• [AIM] Copy exactly the lines from the beginning of the data down to and including the line holding "0.6, 0.8, 1.0];", without any pictures.

• [DATA SHOWN]
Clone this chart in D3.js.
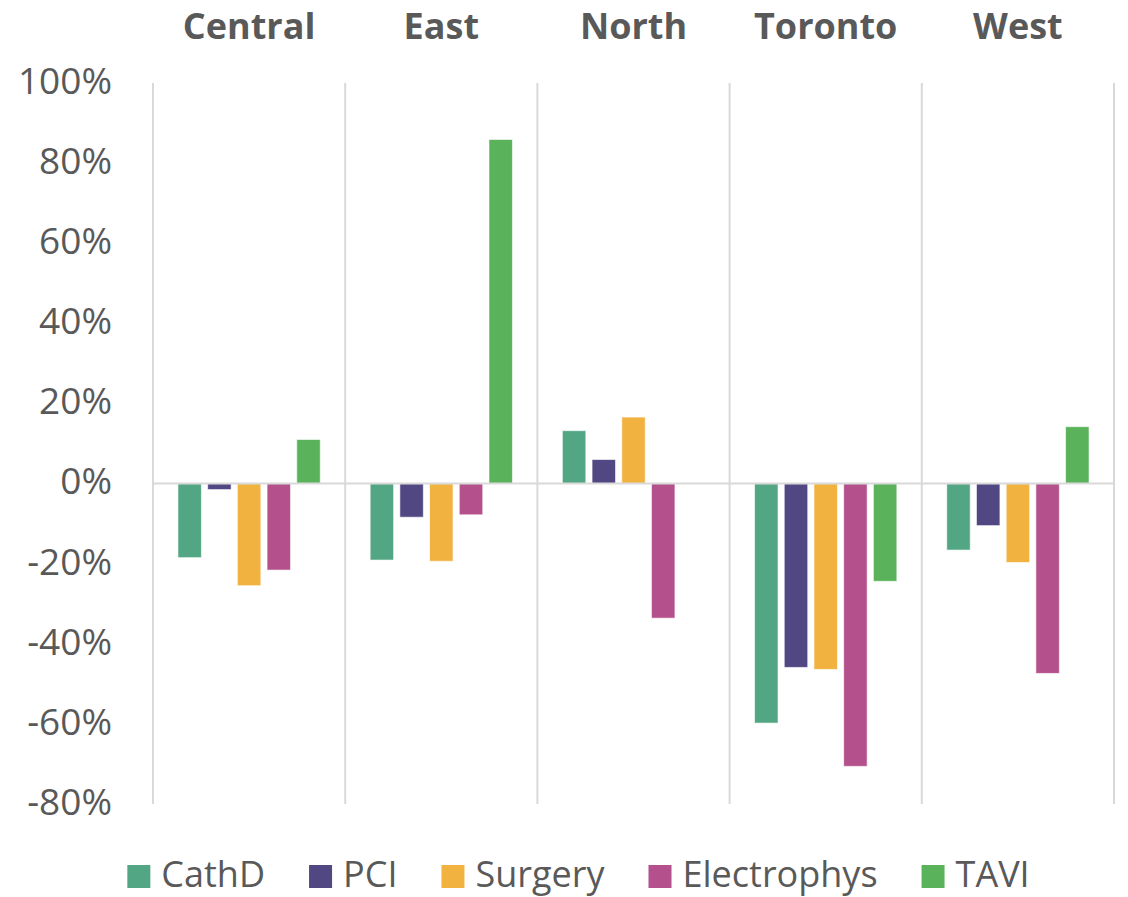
<!DOCTYPE html>
<html lang="en">
<head>
  <meta charset="UTF-8" />
  <title>Change by region</title>
  <script src="https://d3js.org/d3.v7.min.js"></script>
  <style>
    body {
      margin: 0;
      background-color: white;
    }
    svg {
      display: block;
      font-family: 'Open Sans', sans-serif;
    }
  </style>
</head>
<body>
  <script>
    // data
    const regions = ['Central', 'East', 'North', 'Toronto', 'West'];
    const series = ['CathD', 'PCI', 'Surgery', 'Electrophys', 'TAVI'];
    const colors = ['#52a683', '#514782', '#f1b240', '#b4508b', '#5ab25a'];
    const cathd = [-0.185, -0.191, 0.132, -0.598, -0.166];
    const pci = [-0.015, -0.084, 0.060, -0.459, -0.105];
    const surgery = [-0.255, -0.194, 0.166, -0.464, -0.197];
    const electrophys = [-0.216, -0.078, -0.336, -0.706, -0.474];
    const tavi = [0.110, 0.859, 0, -0.244, 0.142];
    const yTicks = [-0.8, -0.6, -0.4, -0.2, 0, 0.2, 0.4, 0.6, 0.8, 1.0];

    const values = [cathd, pci, surgery, electrophys, tavi];
    const rows = [];
    regions.forEach((r, i) => {
      series.forEach((s, j) => {
        rows.push({ region: r, series: s, value: values[j][i], color: colors[j] });
      });
    });

    const w = 1128;
    const h = 897;
    const plotLeft = 153;
    const plotRight = 1114;
    const plotTop = 83;
    const plotBottom = 804;
    const textColor = '#595959';
    const gridColor = '#d9d9d9';

    const svg = d3.select('body')
      .append('svg')
      .attr('width', w)
      .attr('height', h);

    const xRegion = d3.scaleBand()
      .domain(regions)
      .range([plotLeft, plotRight]);

    const xSeries = d3.scaleBand()
      .domain(series)
      .range([0, xRegion.bandwidth()])
      .paddingInner(0.21)
      .paddingOuter(0.84);

    const yScale = d3.scaleLinear()
      .domain([-0.8, 1.0])
      .range([plotBottom, plotTop]);

    // y axis labels
    const yAxis = d3.axisLeft(yScale)
      .tickValues(yTicks)
      .tickSize(0)
      .tickPadding(41)
      .tickFormat(d => Math.round(d * 100) + '%');

    svg.append('g')
      .attr('transform', `translate(${plotLeft},0)`)
      .call(yAxis)
      .call(g => g.select('.domain').remove())
      .selectAll('text')
      .attr('fill', textColor)
      .attr('dy', '0.28em')
      .style('font-family', "'Open Sans', sans-serif")
      .style('font-size', '37px');

    // panel separators
    const edges = regions.map(r => xRegion(r)).concat([plotRight]);
    svg.selectAll('.sep')
      .data(edges)
      .enter()
      .append('line')
      .attr('class', 'sep')
      .attr('x1', d => d)
      .attr('x2', d => d)
      .attr('y1', plotTop)
      .attr('y2', plotBottom)
      .attr('stroke', gridColor)
      .attr('stroke-width', 2);

    // bars
    svg.selectAll('.bar')
      .data(rows.filter(d => d.value !== 0))
      .enter()
      .append('rect')
      .attr('class', 'bar')
      .attr('x', d => xRegion(d.region) + xSeries(d.series))
      .attr('y', d => yScale(Math.max(0, d.value)))
      .attr('width', xSeries.bandwidth())
      .attr('height', d => Math.abs(yScale(d.value) - yScale(0)))
      .attr('fill', d => d.color)
      .attr('stroke', 'white')
      .attr('stroke-opacity', 0.6)
      .attr('stroke-width', 1);

    // zero line
    svg.append('line')
      .attr('x1', plotLeft)
      .attr('x2', plotRight)
      .attr('y1', yScale(0))
      .attr('y2', yScale(0))
      .attr('stroke', gridColor)
      .attr('stroke-width', 2);

    // region titles
    svg.selectAll('.title')
      .data(regions)
      .enter()
      .append('text')
      .attr('class', 'title')
      .attr('x', d => xRegion(d) + xRegion.bandwidth() / 2)
      .attr('y', 39)
      .attr('text-anchor', 'middle')
      .attr('fill', textColor)
      .style('font-size', '36px')
      .style('font-weight', 'bold')
      .text(d => d);

    // legend
    const legend = svg.append('g');
    let lx = 0;
    series.forEach((s, j) => {
      const item = legend.append('g').attr('transform', `translate(${lx},0)`);
      item.append('rect')
        .attr('x', 0)
        .attr('y', 865)
        .attr('width', 23)
        .attr('height', 23)
        .attr('fill', colors[j]);
      const t = item.append('text')
        .attr('x', 34)
        .attr('y', 887)
        .attr('fill', textColor)
        .style('font-size', '36px')
        .text(s);
      lx += 34 + t.node().getComputedTextLength() + 44;
    });
    const legendWidth = lx - 44;
    legend.attr('transform', `translate(${578.5 - legendWidth / 2},0)`);
  </script>
</body>
</html>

• [FULL OUTPUT]
Clone this chart in D3.js.
<!DOCTYPE html>
<html lang="en">
<head>
  <meta charset="UTF-8" />
  <title>Change by region</title>
  <script src="https://d3js.org/d3.v7.min.js"></script>
  <style>
    body {
      margin: 0;
      background-color: white;
    }
    svg {
      display: block;
      font-family: 'Open Sans', sans-serif;
    }
  </style>
</head>
<body>
  <script>
    // data
    const regions = ['Central', 'East', 'North', 'Toronto', 'West'];
    const series = ['CathD', 'PCI', 'Surgery', 'Electrophys', 'TAVI'];
    const colors = ['#52a683', '#514782', '#f1b240', '#b4508b', '#5ab25a'];
    const cathd = [-0.185, -0.191, 0.132, -0.598, -0.166];
    const pci = [-0.015, -0.084, 0.060, -0.459, -0.105];
    const surgery = [-0.255, -0.194, 0.166, -0.464, -0.197];
    const electrophys = [-0.216, -0.078, -0.336, -0.706, -0.474];
    const tavi = [0.110, 0.859, 0, -0.244, 0.142];
    const yTicks = [-0.8, -0.6, -0.4, -0.2, 0, 0.2, 0.4, 0.6, 0.8, 1.0];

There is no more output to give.